Q: I imagine those were tricky. Tourism disappeared for, what, 1½ or two years?
Gros: Yes, it was gone for a while. I think the only reason people came to visit us in 2006 was because they felt sorry for us.
I also worked for a restaurant called Stanley in the French Quarter. They grew their infrastructure faster than their revenue grew. They got overloaded on overhead and costs that put them into bankruptcy. But the chef is a brilliant chef. He and his wife run the company. They’re really good people—they just got ahead of themselves. They built up this big infrastructure without the growth of the company keeping up with it. The infrastructure costs passed up the profits and put them in a financial bind.
I see that all the time. I have two clients right now that are doing that, and I’m telling them, “You need to slow down.” One of them is slowing down, and the other one isn’t. And the other one, I’ll end up working for in bankruptcy.
Q: Some people just insist on learning the hard way, don’t they?
Gros: They just want to do it their way, and that’s fine because it’s not my company, it’s theirs. All I can do is what they pay me to do, which is to advise them.
Q: What role has your TMA membership played in your career?

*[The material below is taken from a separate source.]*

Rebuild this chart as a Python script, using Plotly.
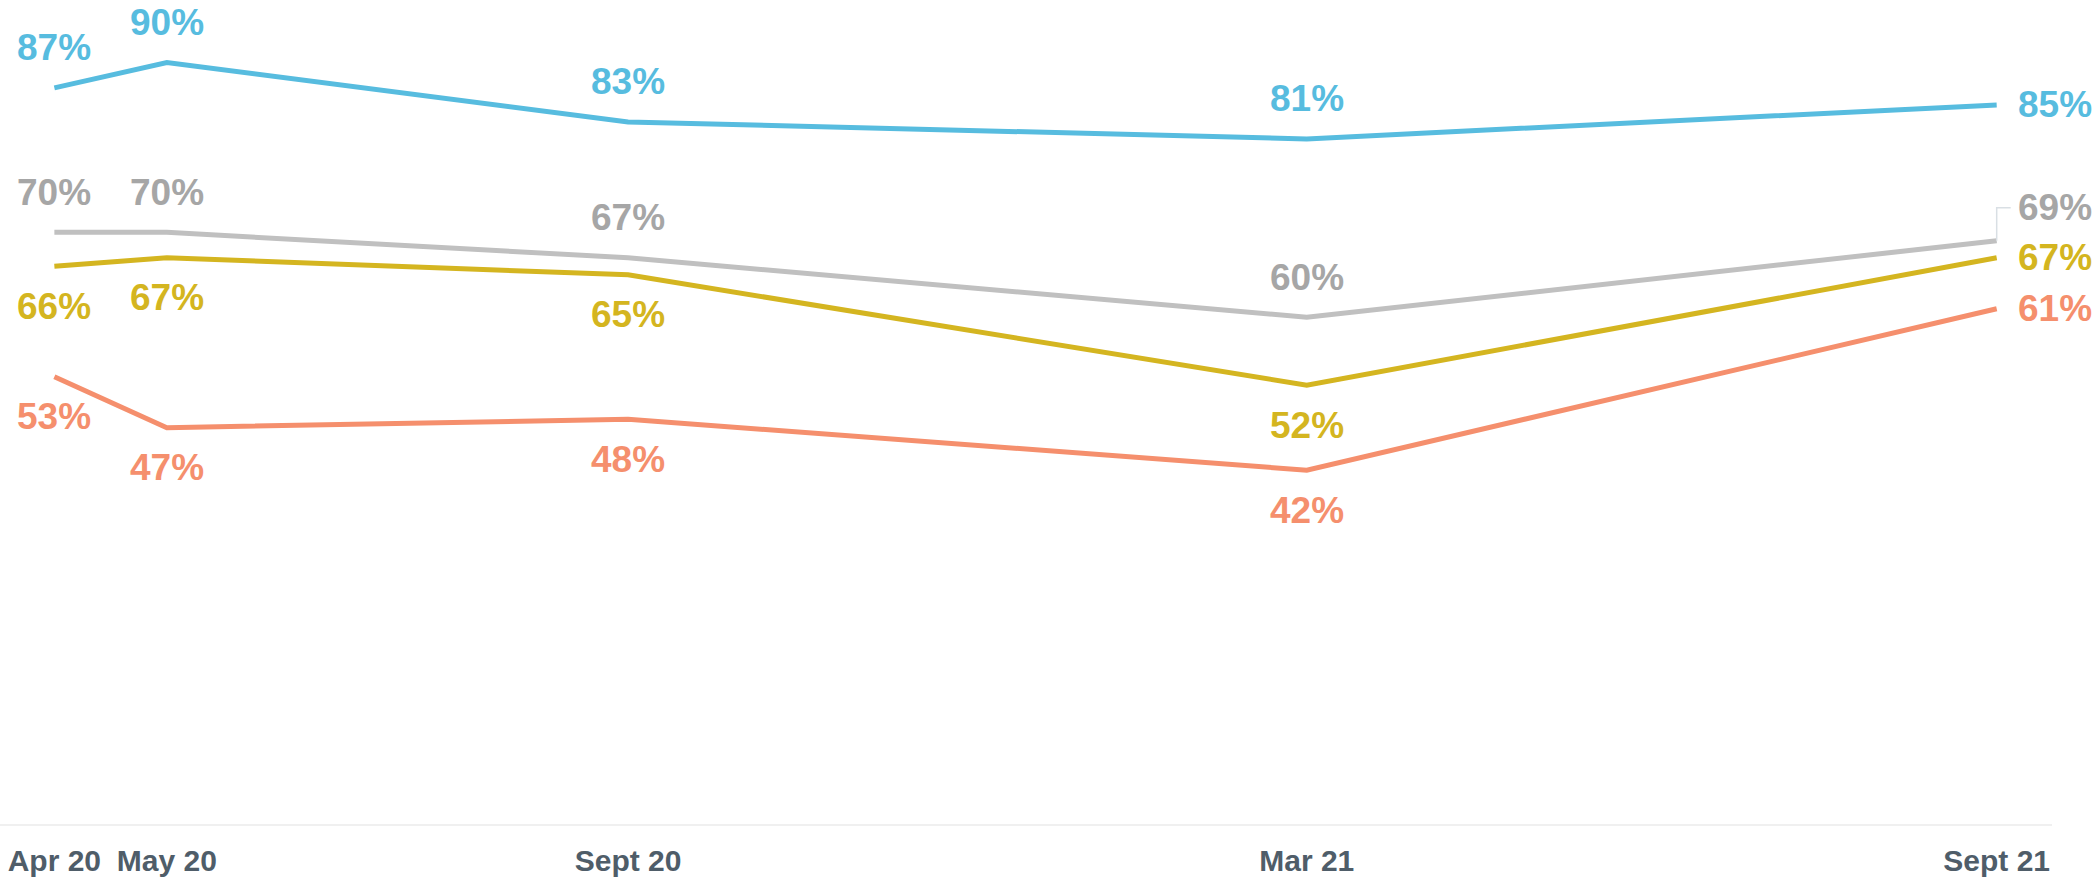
import plotly.graph_objects as go

dates = ["2020-04-01", "2020-05-01", "2020-09-01", "2021-03-01", "2021-09-01"]
tick_labels = ["Apr 20", "May 20", "Sept 20", "Mar 21", "Sept 21"]

blue_vals = [87, 90, 83, 81, 85]
grey_vals = [70, 70, 67, 60, 69]
yellow_vals = [66, 67, 65, 52, 67]
orange_vals = [53, 47, 48, 42, 61]

series = [
    ("blue", blue_vals, "#57bcdf", "#57bcdf", 40),
    ("grey", grey_vals, "#c0c0c0", "#a6a6a6", 40),
    ("yellow", yellow_vals, "#d4b520", "#d4b520", -40),
    ("orange", orange_vals, "#f58f6d", "#f58f6d", -40),
]

FONT = "Liberation Sans, Arial, sans-serif"
fig = go.Figure()
annotations = []
for name, vals, lc, tc, shift in series:
    fig.add_trace(go.Scatter(x=dates, y=vals, mode="lines", name=name,
                             line=dict(color=lc, width=5), hoverinfo="skip",
                             showlegend=False))
    for i, (d, v) in enumerate(zip(dates, vals)):
        if i < len(dates) - 1:
            annotations.append(dict(x=d, y=v, text=f"<b>{v}%</b>", showarrow=False,
                                    yshift=shift, xanchor="center", yanchor="middle",
                                    font=dict(family=FONT, size=37, color=tc)))
        else:
            ys = 33 if name == "grey" else 0
            annotations.append(dict(x=d, y=v, text=f"<b>{v}%</b>", showarrow=False,
                                    xshift=19, yshift=ys, xanchor="left", yanchor="middle",
                                    font=dict(family=FONT, size=37, color=tc)))

shapes = [dict(type="path", xref="x", yref="y", xsizemode="pixel", ysizemode="pixel",
               xanchor=dates[-1], yanchor=grey_vals[-1],
               path="M0,0 L0,33 L14,33", line=dict(color="#d9dfe4", width=1.5))]

fig.update_layout(
    width=2094, height=880,
    margin=dict(l=0, r=42, t=0, b=56, autoexpand=False),
    paper_bgcolor="white", plot_bgcolor="white",
    annotations=annotations, shapes=shapes,
    xaxis=dict(type="date", range=["2020-03-17 12:00", "2021-09-15 18:00"],
               tickvals=dates, ticktext=[f"<b>{t}</b>" for t in tick_labels],
               tickfont=dict(family=FONT, size=30, color="#4f5d69"),
               showgrid=False, zeroline=False, showline=True, linecolor="#f0f0f0",
               linewidth=2, ticks="", automargin=False, ticklabelstandoff=9),
    yaxis=dict(range=[0.35, 97.35], visible=False, showgrid=False, zeroline=False),
)
fig.write_html("out.html", config={"displayModeBar": False},
               post_script="document.body.style.margin='0px';document.body.style.overflow='hidden';")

Gros: I’ve learned a lot about the other roles that turnaround management involves—some of the consultants and attorneys and what they do. I’ve learned a lot about bankruptcy in particular. When they have the bankruptcy judges’ panel every year, my firm is one of the sponsors. I guess I’ve gotten information out of it that I wasn’t aware of, what was happening out there or just technical knowledge.
Q: What advice would you have for someone who was new to the industry or was thinking about getting into the industry?
Gros: I would say to join the Turnaround Management Association because it’s a great networking organization. The people who are in it are the people that you will do business with. You can send them business, and they can send you business. A lot of the people I know in TMA are very knowledgeable, very sharp professionals. They know their professions well, and I have gotten good bankruptcy cases, one in particular with a major firm, because of a TMA meeting I went to. Now I work with that firm regularly.
Q: This business is pretty much a relationship business. Is that what you’ve found?
Gros: Oh, absolutely. It’s all about the network that you establish with people like me and the other professionals. I work for about eight law firms that send me cases, various kinds of cases. I also do forensic cases, and I also do work in divorce when there are property settlements or child support calculations that need to be done.
Q: If you could start your career over, would you do anything differently?
Gros: I really don’t think I would. I worked for an awesome firm that taught me a tremendous amount. When I left it, my wife and I started our own practice. She’s also an accountant. It’s gone well. My firm is solid—I have 16 excellent employees who have been with me for a long time. I just continue to help clients stay in business, be profitable, and pay less tax. Those are the three things I have to do. That’s what they want me to do.
When you provide value to a client, they don’t mind paying for it. They see the outcome, which hopefully is peace of mind or handling things they don’t want to handle or, obviously, financial gain. My goal is always to pay for myself times two or three or five or whatever I can, and that’s what really makes my job fun. I work a lot of hours and I work hard, but I have a great staff to help me and I really enjoy what I do, even now, 21 years later. It truly is fun.